Fundamental Principles of Continuous Crystallization

Continuous crystallization involves the steady formation of crystals from a solution over time. It requires maintaining consistent conditions such as temperature, concentration, and flow rates. The goal is to achieve uniform crystal size and high purity while minimizing operational issues like fouling or clogging.

Design Considerations

Effective system design begins with understanding the properties of the material being crystallized. Key factors include solubility, nucleation rate, and crystal growth kinetics. Equipment choices, such as crystallizers and feed systems, must accommodate these properties to ensure stable operation.

Maintaining uniform temperature and concentration profiles is critical. Proper mixing and heat transfer enhance crystal uniformity and prevent localized supersaturation. Additionally, controlling the feed rate and agitation helps regulate crystal size distribution.

Practical Tips for Implementation

Start with small-scale experiments to optimize parameters before scaling up. Use sensors and automation to monitor key variables like temperature, concentration, and crystal size. Regular maintenance of equipment reduces fouling and ensures consistent performance.

Implement feedback control systems to adjust operating conditions dynamically. This approach helps maintain optimal crystallization conditions despite fluctuations in feed composition or environmental factors.

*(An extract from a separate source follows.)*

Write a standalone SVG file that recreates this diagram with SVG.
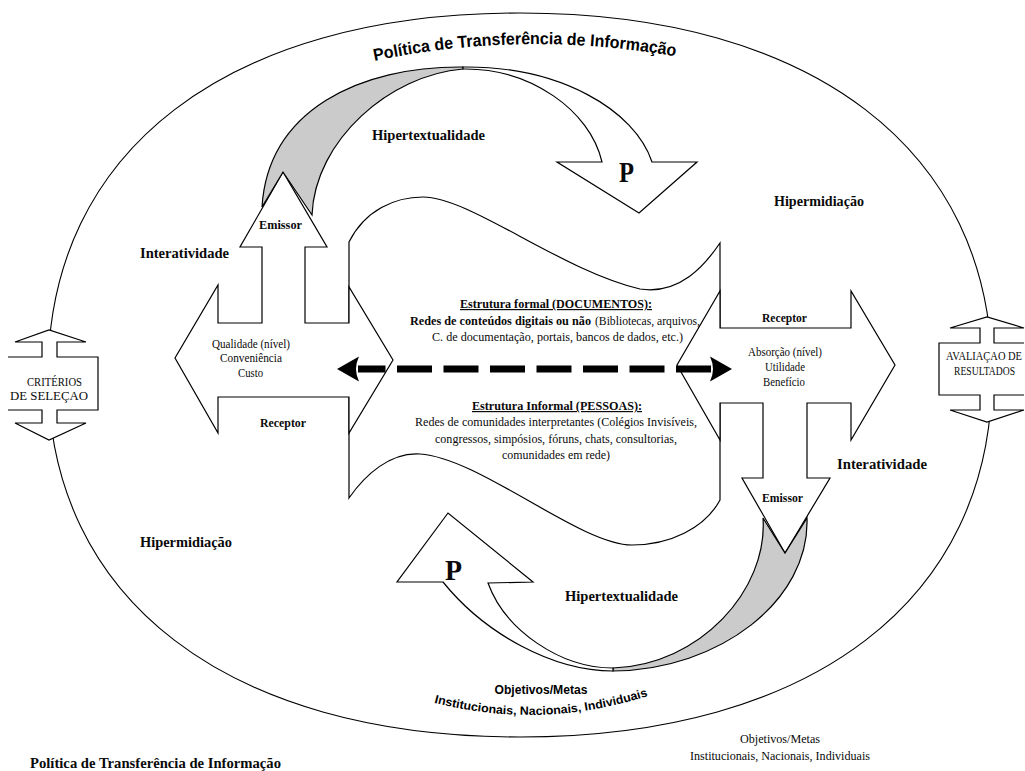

Common Challenges and Solutions

  • Fouling: Regular cleaning and proper flow design prevent buildup on equipment surfaces.
  • Size distribution control: Adjust agitation and supersaturation levels to achieve desired crystal sizes.
  • Process stability: Use automation and real-time monitoring to detect and correct deviations promptly.
  • Scale-up issues: Gradually increase production while validating process parameters at each stage.